The new map reveals that many of the fossil fuel corporations that the TPP and TTIP would empower to challenge U.S. environmental protections are among the largest polluters in the country. Here are a few examples:
- California: The TPP would empower corporations like Japan-based Mitsubishi – which owns gas power plants from Alameda to San Diego – to ask a panel of corporate lawyers to order compensation from U.S. taxpayers for new state limits on greenhouse gas emissions. TTIP would extend this power to corporations like Netherlands-based Shell, whose California investments include five gas plants, eight gas processing facilities, fracking operations, an oil refinery that is the state’s third-largest greenhouse gas emitter, and a crude oil pipeline notorious for recent leaks.
- Colorado: The TPP would empower Australia and Japan-based firms fracking on Colorado’s Niobrara Shale to use threats of costly private tribunal challenges as a tool to deter new fracking restrictions that have been proposed by Colorado activists.
- Gulf Coast states: The TPP would empower 11 multinational oil and gas corporations that have offshore drilling leases across almost 1 million acres of the Gulf of Mexico to sue the U.S. in private tribunals over new protections against offshore drilling. TTIP would grant the same power to notorious offshore drilling firms such as BP, based in the United Kingdom, and Shell.
- Massachusetts: The TPP and TTIP would empower fossil fuel corporations to sue the U.S. in unaccountable tribunals if Massachusetts were to place new restrictions on the emissions of their gas power plants. This includes Japan-based Itochu Corporation, part owner of a gas plant in Pittsfield, and France-based Engie, which owns gas plants in Bellingham and Blackstone – the state’s third- and fifth-largest greenhouse gas emitting facilities.

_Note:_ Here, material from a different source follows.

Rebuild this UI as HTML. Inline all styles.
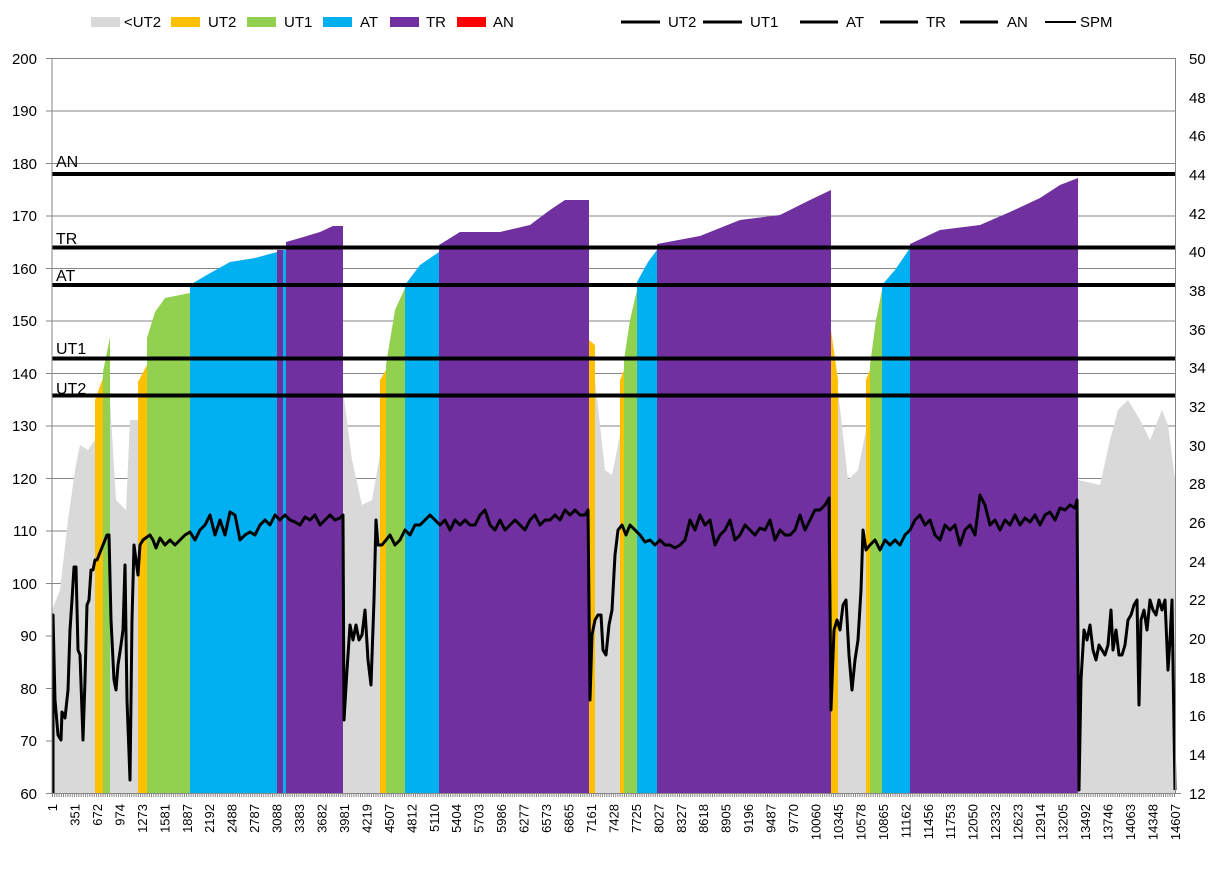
<!DOCTYPE html>
<html><head><meta charset="utf-8"><style>
body{margin:0;background:#fff;}
svg{display:block;font-family:"Liberation Sans",sans-serif;}
</style></head><body>
<svg width="1221" height="877" viewBox="0 0 1221 877">
<rect width="1221" height="877" fill="#fff"/>
<!-- legend -->
<g font-size="15" fill="#000">
<rect x="91" y="17" width="29" height="10" fill="#d9d9d9"/><text x="124" y="27">&lt;UT2</text>
<rect x="171" y="17" width="29" height="10" fill="#ffc000"/><text x="208" y="27">UT2</text>
<rect x="247" y="17" width="29" height="10" fill="#92d050"/><text x="284" y="27">UT1</text>
<rect x="323" y="17" width="29" height="10" fill="#00b0f0"/><text x="360" y="27">AT</text>
<rect x="390" y="17" width="29" height="10" fill="#7030a0"/><text x="426" y="27">TR</text>
<rect x="457" y="17" width="29" height="10" fill="#ff0000"/><text x="493" y="27">AN</text>
<g stroke="#000" stroke-width="3">
<line x1="621" y1="22" x2="660" y2="22"/><line x1="703" y1="22" x2="742" y2="22"/>
<line x1="800" y1="22" x2="838" y2="22"/><line x1="880" y1="22" x2="918" y2="22"/>
<line x1="960" y1="22" x2="998" y2="22"/></g>
<line x1="1045" y1="22" x2="1076" y2="22" stroke="#000" stroke-width="2"/>
<text x="668" y="27">UT2</text><text x="750" y="27">UT1</text><text x="846" y="27">AT</text>
<text x="926" y="27">TR</text><text x="1007" y="27">AN</text><text x="1080" y="27">SPM</text>
</g>
<!-- gridlines -->
<g stroke="#868686" stroke-width="1">
<line x1="46" y1="58.5" x2="1175" y2="58.5"/><line x1="46" y1="111" x2="1175" y2="111"/>
<line x1="46" y1="163.5" x2="1175" y2="163.5"/><line x1="46" y1="216" x2="1175" y2="216"/>
<line x1="46" y1="268.5" x2="1175" y2="268.5"/><line x1="46" y1="321" x2="1175" y2="321"/>
<line x1="46" y1="373.5" x2="1175" y2="373.5"/><line x1="46" y1="426" x2="1175" y2="426"/>
<line x1="46" y1="478.5" x2="1175" y2="478.5"/><line x1="46" y1="531" x2="1175" y2="531"/>
<line x1="46" y1="583.5" x2="1175" y2="583.5"/><line x1="46" y1="636" x2="1175" y2="636"/>
<line x1="46" y1="688.5" x2="1175" y2="688.5"/><line x1="46" y1="741" x2="1175" y2="741"/>
</g>
<!-- areas -->
<g>
<polygon fill="#d9d9d9" points="52,793 52,610 60,590 68,520 75,470 80,445 88,450 95,440 95,793"/>
<polygon fill="#ffc000" points="95,793 95,400 103,378 103,793"/>
<polygon fill="#92d050" points="103,793 103,372 110,337 110,793"/>
<polygon fill="#d9d9d9" points="110,793 110,400 116,500 126,510 130,420 138,420 138,793"/>
<polygon fill="#ffc000" points="138,793 138,382 147,365 147,793"/>
<polygon fill="#92d050" points="147,793 147,338 155,312 165,298 190,293 190,793"/>
<polygon fill="#00b0f0" points="190,793 190,285 205,276 230,262 255,258 277,252 277,793"/>
<polygon fill="#7030a0" points="277,793 277,250 283,250 283,793"/>
<polygon fill="#00b0f0" points="283,793 283,250 286,250 286,793"/>
<polygon fill="#7030a0" points="286,793 286,242 300,238 320,232 333,226 343,226 343,793"/>
<polygon fill="#d9d9d9" points="343,793 343,390 352,460 362,505 372,500 380,455 380,793"/>
<polygon fill="#ffc000" points="380,793 380,380 386,370 386,793"/>
<polygon fill="#92d050" points="386,793 386,365 395,310 405,288 405,793"/>
<polygon fill="#00b0f0" points="405,793 405,285 420,265 439,252 439,793"/>
<polygon fill="#7030a0" points="439,793 439,245 460,232 500,232 530,225 550,210 565,200 589,200 589,793"/>
<polygon fill="#ffc000" points="589,793 589,340 595,345 595,793"/>
<polygon fill="#d9d9d9" points="595,793 595,380 605,470 612,475 620,435 620,793"/>
<polygon fill="#ffc000" points="620,793 620,380 624,370 624,793"/>
<polygon fill="#92d050" points="624,793 624,360 630,320 637,290 637,793"/>
<polygon fill="#00b0f0" points="637,793 637,282 648,262 657,250 657,793"/>
<polygon fill="#7030a0" points="657,793 657,244 700,236 740,220 780,215 810,200 831,190 831,793"/>
<polygon fill="#ffc000" points="831,793 831,330 838,380 838,793"/>
<polygon fill="#d9d9d9" points="838,793 838,390 848,480 858,470 866,430 866,793"/>
<polygon fill="#ffc000" points="866,793 866,380 870,370 870,793"/>
<polygon fill="#92d050" points="870,793 870,365 876,320 882,290 882,793"/>
<polygon fill="#00b0f0" points="882,793 882,285 895,270 910,248 910,793"/>
<polygon fill="#7030a0" points="910,793 910,244 940,230 980,225 1010,212 1040,198 1060,185 1078,178 1078,793"/>
<polygon fill="#d9d9d9" points="1078,793 1078,480 1100,485 1110,440 1118,410 1128,400 1140,420 1150,440 1162,410 1168,425 1175,480 1175,793"/>
</g>
<!-- threshold lines -->
<g stroke="#000" stroke-width="4">
<line x1="52" y1="174" x2="1175" y2="174"/><line x1="52" y1="247.5" x2="1175" y2="247.5"/>
<line x1="52" y1="285" x2="1175" y2="285"/><line x1="52" y1="358.5" x2="1175" y2="358.5"/>
<line x1="52" y1="395.5" x2="1175" y2="395.5"/>
</g>
<g font-size="16" fill="#000">
<text x="56" y="167">AN</text><text x="56" y="244">TR</text><text x="56" y="281">AT</text>
<text x="56" y="354">UT1</text><text x="56" y="394">UT2</text>
</g>
<!-- SPM line -->
<polyline fill="none" stroke="#000" stroke-width="3" stroke-linejoin="round" points="
53,793 53,615 55,700 58,735 61,740 62,712 65,718 68,690 70,630 72,600 74,567 76,567 78,650 80,655 83,740 85,680 87,605 89,600 91,570 93,570 95,560 97,560 99,555 101,550 103,545 105,540 107,535 109,535 111,620 114,680 116,690 118,665 121,645 123,630 125,565 127,700 130,780 132,620 134,545 136,560 138,575 140,545 143,540 147,537 150,535 153,540 156,548 160,538 165,545 170,540 175,545 180,540 185,535 190,532 195,540 200,530 205,525 210,515 215,535 220,520 225,535 230,512 235,515 240,540 245,535 250,532 255,535 260,525 265,520 270,525 275,515 280,520 285,515 290,520 295,522 300,525 305,517 310,520 315,515 320,525 325,520 330,515 335,520 340,518 343,515 344,720 347,670 350,625 353,640 356,625 359,640 362,635 365,610 368,660 371,685 374,600 376,520 378,545 382,545 386,540 390,535 395,545 400,540 405,530 410,535 415,525 420,525 425,520 430,515 435,520 440,525 445,520 450,530 455,520 460,525 465,520 470,525 475,525 480,515 485,510 490,525 495,530 500,520 505,530 510,525 515,520 520,525 525,530 530,520 535,515 540,525 545,520 550,520 555,515 560,520 565,510 570,515 575,510 580,515 585,515 588,510 590,700 592,635 595,620 598,615 601,615 603,650 606,655 609,625 612,610 615,555 618,530 622,525 626,535 630,525 635,530 640,535 645,542 650,540 655,545 660,540 665,545 670,545 675,548 680,545 685,540 690,520 695,530 700,515 705,525 710,520 715,545 720,535 725,530 730,520 735,540 740,535 745,525 750,530 755,535 760,528 765,530 770,520 775,540 780,530 785,535 790,535 795,530 800,515 805,530 810,520 815,510 820,510 825,505 829,498 831,710 834,630 837,620 840,630 843,605 846,600 849,655 852,690 855,660 858,640 861,590 863,530 866,550 870,545 875,540 880,550 885,540 890,545 895,540 900,545 905,535 910,530 915,520 920,515 925,525 930,520 935,535 940,540 945,525 950,530 955,525 960,545 965,530 970,525 975,535 980,495 985,505 990,525 995,520 1000,530 1005,520 1010,525 1015,515 1020,525 1025,518 1030,522 1035,515 1040,525 1045,515 1050,512 1055,520 1060,508 1065,510 1070,505 1075,508 1077,500 1079,790 1081,680 1084,630 1087,640 1090,625 1093,650 1096,660 1099,645 1102,650 1105,655 1108,645 1111,610 1113,650 1116,630 1119,655 1122,655 1125,645 1128,620 1131,615 1134,605 1137,600 1139,705 1141,620 1144,610 1147,630 1150,600 1153,610 1156,615 1159,600 1162,610 1165,600 1168,670 1170,640 1172,600 1175,790"/>
<!-- axes -->
<g stroke="#868686" stroke-width="1">
<line x1="52" y1="58" x2="52" y2="794"/><line x1="1175.5" y1="58" x2="1175.5" y2="794"/>
<line x1="46" y1="793.5" x2="1181" y2="793.5"/>
</g>
<line x1="52" y1="795" x2="1175" y2="795" stroke="#888" stroke-width="4" stroke-dasharray="1,1.2"/>
<!-- left labels -->
<g font-size="15" fill="#000" text-anchor="end">
<text x="37" y="64">200</text><text x="37" y="116">190</text><text x="37" y="169">180</text>
<text x="37" y="221">170</text><text x="37" y="274">160</text><text x="37" y="326">150</text>
<text x="37" y="379">140</text><text x="37" y="431">130</text><text x="37" y="484">120</text>
<text x="37" y="536">110</text><text x="37" y="589">100</text><text x="37" y="641">90</text>
<text x="37" y="694">80</text><text x="37" y="746">70</text><text x="37" y="799">60</text>
</g>
<g font-size="15" fill="#000" text-anchor="start">
<text x="1189" y="64">50</text><text x="1189" y="103">48</text><text x="1189" y="141">46</text>
<text x="1189" y="180">44</text><text x="1189" y="219">42</text><text x="1189" y="257">40</text>
<text x="1189" y="296">38</text><text x="1189" y="335">36</text><text x="1189" y="373">34</text>
<text x="1189" y="412">32</text><text x="1189" y="451">30</text><text x="1189" y="489">28</text>
<text x="1189" y="528">26</text><text x="1189" y="567">24</text><text x="1189" y="605">22</text>
<text x="1189" y="644">20</text><text x="1189" y="683">18</text><text x="1189" y="721">16</text>
<text x="1189" y="760">14</text><text x="1189" y="799">12</text>
</g>
<!-- x labels -->
<g font-size="13" fill="#000" text-anchor="end">
<text transform="translate(57,804) rotate(-90)">1</text>
<text transform="translate(79.5,804) rotate(-90)">351</text>
<text transform="translate(102,804) rotate(-90)">672</text>
<text transform="translate(124.4,804) rotate(-90)">974</text>
<text transform="translate(146.9,804) rotate(-90)">1273</text>
<text transform="translate(169.3,804) rotate(-90)">1581</text>
<text transform="translate(191.8,804) rotate(-90)">1887</text>
<text transform="translate(214.2,804) rotate(-90)">2192</text>
<text transform="translate(236.7,804) rotate(-90)">2488</text>
<text transform="translate(259.1,804) rotate(-90)">2787</text>
<text transform="translate(281.6,804) rotate(-90)">3088</text>
<text transform="translate(304,804) rotate(-90)">3383</text>
<text transform="translate(326.5,804) rotate(-90)">3682</text>
<text transform="translate(349,804) rotate(-90)">3981</text>
<text transform="translate(371.4,804) rotate(-90)">4219</text>
<text transform="translate(393.9,804) rotate(-90)">4507</text>
<text transform="translate(416.3,804) rotate(-90)">4812</text>
<text transform="translate(438.8,804) rotate(-90)">5110</text>
<text transform="translate(461.2,804) rotate(-90)">5404</text>
<text transform="translate(483.7,804) rotate(-90)">5703</text>
<text transform="translate(506.1,804) rotate(-90)">5986</text>
<text transform="translate(528.6,804) rotate(-90)">6277</text>
<text transform="translate(551,804) rotate(-90)">6573</text>
<text transform="translate(573.5,804) rotate(-90)">6865</text>
<text transform="translate(596,804) rotate(-90)">7161</text>
<text transform="translate(618.4,804) rotate(-90)">7428</text>
<text transform="translate(640.9,804) rotate(-90)">7725</text>
<text transform="translate(663.3,804) rotate(-90)">8027</text>
<text transform="translate(685.8,804) rotate(-90)">8327</text>
<text transform="translate(708.2,804) rotate(-90)">8618</text>
<text transform="translate(730.7,804) rotate(-90)">8905</text>
<text transform="translate(753.1,804) rotate(-90)">9196</text>
<text transform="translate(775.6,804) rotate(-90)">9487</text>
<text transform="translate(798,804) rotate(-90)">9770</text>
<text transform="translate(820.5,804) rotate(-90)">10060</text>
<text transform="translate(843,804) rotate(-90)">10345</text>
<text transform="translate(865.4,804) rotate(-90)">10578</text>
<text transform="translate(887.9,804) rotate(-90)">10865</text>
<text transform="translate(910.3,804) rotate(-90)">11162</text>
<text transform="translate(932.8,804) rotate(-90)">11456</text>
<text transform="translate(955.2,804) rotate(-90)">11753</text>
<text transform="translate(977.7,804) rotate(-90)">12050</text>
<text transform="translate(1000.1,804) rotate(-90)">12332</text>
<text transform="translate(1022.6,804) rotate(-90)">12623</text>
<text transform="translate(1045,804) rotate(-90)">12914</text>
<text transform="translate(1067.5,804) rotate(-90)">13205</text>
<text transform="translate(1090,804) rotate(-90)">13492</text>
<text transform="translate(1112.4,804) rotate(-90)">13746</text>
<text transform="translate(1134.9,804) rotate(-90)">14063</text>
<text transform="translate(1157.3,804) rotate(-90)">14348</text>
<text transform="translate(1179.8,804) rotate(-90)">14607</text>
</g>
</svg>
</body></html>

- Oregon: The TPP would enable Japan-based Sumitomo Corporation to challenge Oregon climate policies in private tribunals on behalf of its gas power plant in Hermiston. TTIP would extend this power to Spain-based Iberdrola, which owns a gas plant in Klamath Falls – the state’s fifth-largest climate polluter. TTIP also would enable corporations to launch such cases against Oregon’s proposed protections against oil trains – indeed, the oil train that derailed in Oregon in June of this year was carrying oil for a corporation that TTIP would empower to challenge oil train restrictions in unaccountable tribunals.